Video and live album by Alice in Chains
- Released: July 30, 1991
- Recorded: December 22, 1990
- Venue: Moore Theatre (Seattle)
- Genre: Grunge; heavy metal; alternative metal; hard rock;
- Length: 40:00
- Label: SMV Enterprises
- Director: Josh Taft
- Producer: Lisanne Dutton

Alice in Chains chronology
|  | Live Facelift (1991) | The Nona Tapes (1995) |

= Live Facelift =

Live Facelift is a concert video and live album by the American rock band Alice in Chains, originally released on VHS on July 30, 1991, containing live footage of songs from their debut studio album, Facelift (1990), recorded at Moore Theatre in Seattle, Washington, on December 22, 1990. The video has been certified gold by the RIAA. The video was also released on Laserdisc in Japan on October 25, 1991.
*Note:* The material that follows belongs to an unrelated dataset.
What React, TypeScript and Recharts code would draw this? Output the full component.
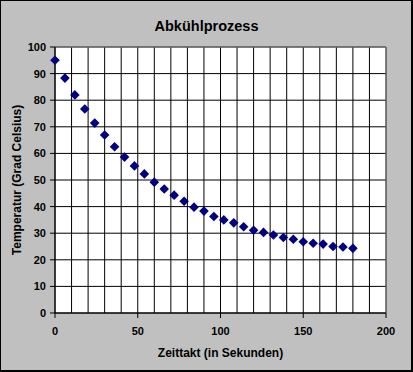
import React from "react";
import {
  ScatterChart,
  Scatter,
  XAxis,
  YAxis,
  CartesianGrid,
  ReferenceLine,
  Label,
} from "recharts";

const times = [
  0, 6, 12, 18, 24, 30, 36, 42, 48, 54, 60, 66, 72, 78, 84, 90, 96, 102, 108,
  114, 120, 126, 132, 138, 144, 150, 156, 162, 168, 174, 180,
];
const temps = [
  95.0, 88.3, 82.0, 76.7, 71.4, 66.9, 62.5, 58.6, 55.3, 52.3, 49.2, 46.6, 44.3,
  42.0, 39.8, 38.3, 36.3, 35.0, 33.9, 32.4, 31.1, 30.3, 29.3, 28.4, 27.7, 26.8,
  26.2, 25.9, 25.0, 24.8, 24.3,
];
const xLabelTicks = [0, 50, 100, 150, 200];
const xGridTicks = [
  0, 10, 20, 30, 40, 50, 60, 70, 80, 90, 100, 110, 120, 130, 140, 150, 160,
  170, 180, 190, 200,
];
const yTicks = [0, 10, 20, 30, 40, 50, 60, 70, 80, 90, 100];

const title = "Abkühlprozess";
const xTitle = "Zeittakt (in Sekunden)";
const yTitle = "Temperatur (Grad Celsius)";

const data = times.map((t, i) => ({ t, temp: temps[i] }));

const FONT = "'Liberation Sans', Arial, sans-serif";
const tickStyle = {
  fill: "#000",
  fontSize: 11,
  fontWeight: "bold" as const,
  fontFamily: FONT,
};

const X_TICK_SIZE = 5;
const X_TICK_MARGIN = 9;

const XTick = (props: any) => {
  const { x, y, payload } = props;
  const v = payload?.value;
  if (!xLabelTicks.includes(v)) return <g />;
  return (
    <g>
      <line
        x1={x}
        x2={x}
        y1={y - X_TICK_MARGIN - X_TICK_SIZE}
        y2={y - X_TICK_MARGIN}
        stroke="#000"
      />
      <text x={x} y={y} dy="0.71em" textAnchor="middle" {...tickStyle}>
        {v}
      </text>
    </g>
  );
};

const Diamond = (props: any) => {
  const { cx, cy } = props;
  const h = 4.8;
  return (
    <path
      d={`M${cx},${cy - h}L${cx + h},${cy}L${cx},${cy + h}L${cx - h},${cy}Z`}
      fill="#000080"
    />
  );
};

export default function App() {
  return (
    <div
      style={{
        position: "absolute",
        left: 0,
        top: 0,
        width: 413,
        height: 372,
        background: "#C0C0C0",
        overflow: "hidden",
      }}
    >
      <ScatterChart
        width={413}
        height={372}
        margin={{ top: 47, right: 27, bottom: 0, left: 0 }}
      >
        <CartesianGrid
          stroke="#000"
          strokeOpacity={1}
          fill="#ffffff"
          fillOpacity={1}
        />
        <XAxis
          type="number"
          dataKey="t"
          domain={[0, 200]}
          ticks={xGridTicks}
          interval={0}
          height={59}
          axisLine={{ stroke: "#000" }}
          tickLine={false}
          tickSize={X_TICK_SIZE}
          tickMargin={X_TICK_MARGIN}
          tick={XTick}
        >
          <Label
            value={xTitle}
            position="insideBottom"
            offset={15}
            style={{
              fill: "#000",
              fontSize: 12,
              fontWeight: "bold",
              fontFamily: FONT,
            }}
          />
        </XAxis>
        <YAxis
          type="number"
          dataKey="temp"
          domain={[0, 100]}
          ticks={yTicks}
          interval={0}
          width={55}
          axisLine={{ stroke: "#000" }}
          tickLine={{ stroke: "#000" }}
          tickSize={5}
          tickMargin={4}
          tick={tickStyle}
        >
          <Label
            value={yTitle}
            angle={-90}
            position="insideLeft"
            offset={17}
            style={{
              fill: "#000",
              fontSize: 12,
              fontWeight: "bold",
              fontFamily: FONT,
              textAnchor: "middle",
            }}
          />
        </YAxis>
        <ReferenceLine y={100} stroke="#808080" />
        <ReferenceLine x={200} stroke="#808080" />
        <Scatter
          data={data}
          dataKey="temp"
          shape={Diamond}
          isAnimationActive={false}
        />
      </ScatterChart>
      <svg
        width={413}
        height={372}
        style={{ position: "absolute", left: 0, top: 0, pointerEvents: "none" }}
      >
        <text
          x={206.5}
          y={31}
          textAnchor="middle"
          fontSize={14.5}
          fontWeight="bold"
          fontFamily={FONT}
          fill="#000"
        >
          {title}
        </text>
      </svg>
      <div
        style={{
          position: "absolute",
          left: 0,
          top: 0,
          width: 413,
          height: 372,
          boxSizing: "border-box",
          borderTop: "1px solid #000",
          borderLeft: "1px solid #000",
          borderRight: "2px solid #000",
          borderBottom: "2px solid #000",
          pointerEvents: "none",
        }}
      />
    </div>
  );
}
Live Facelift was released on vinyl for the first time on November 25, 2016, by Columbia Records and Legacy Recordings, as part of Record Store Day's Black Friday event. Only 5,000 copies were issued. On September 15, 2017, the concert was released on red vinyl on a limited edition of only 1,000 copies, each coming with a commemorative reprint of the poster that advertised the concert date.

==Track listing==
===VHS===
1. "Man in the Box" (Jerry Cantrell, Layne Staley)
2. "Real Thing" (Cantrell, Staley)
3. "Love, Hate, Love" (Cantrell, Staley)
4. "Sea of Sorrow" (Cantrell)
5. "Bleed the Freak" (Cantrell)
6. "We Die Young" (video) (Cantrell)
7. "Man in the Box" (video) (Cantrell, Staley)
8. "Sea of Sorrow" (video) (Cantrell)

===Vinyl===
Side A
1. "It Ain't Like That" (Cantrell, Mike Starr, Sean Kinney)
2. "Man in the Box" (Cantrell, Staley)
3. "Real Thing" (Cantrell, Staley)

Side B
1. "Love, Hate, Love" (Cantrell, Staley)
2. "Sea of Sorrow" (Cantrell)
3. "Bleed the Freak" (Cantrell)

==Personnel==
Personnel taken from Live Facelift liner notes.
- Layne Staley – lead vocals
- Jerry Cantrell – guitar, backing vocals
- Mike Starr – bass
- Sean Kinney – drums, percussion, backing vocals

==Certifications==

| Region | Certification | Certified units/sales |
| United States (RIAA) | Gold | 50,000^{^} |
^{^} Shipments figures based on certification alone.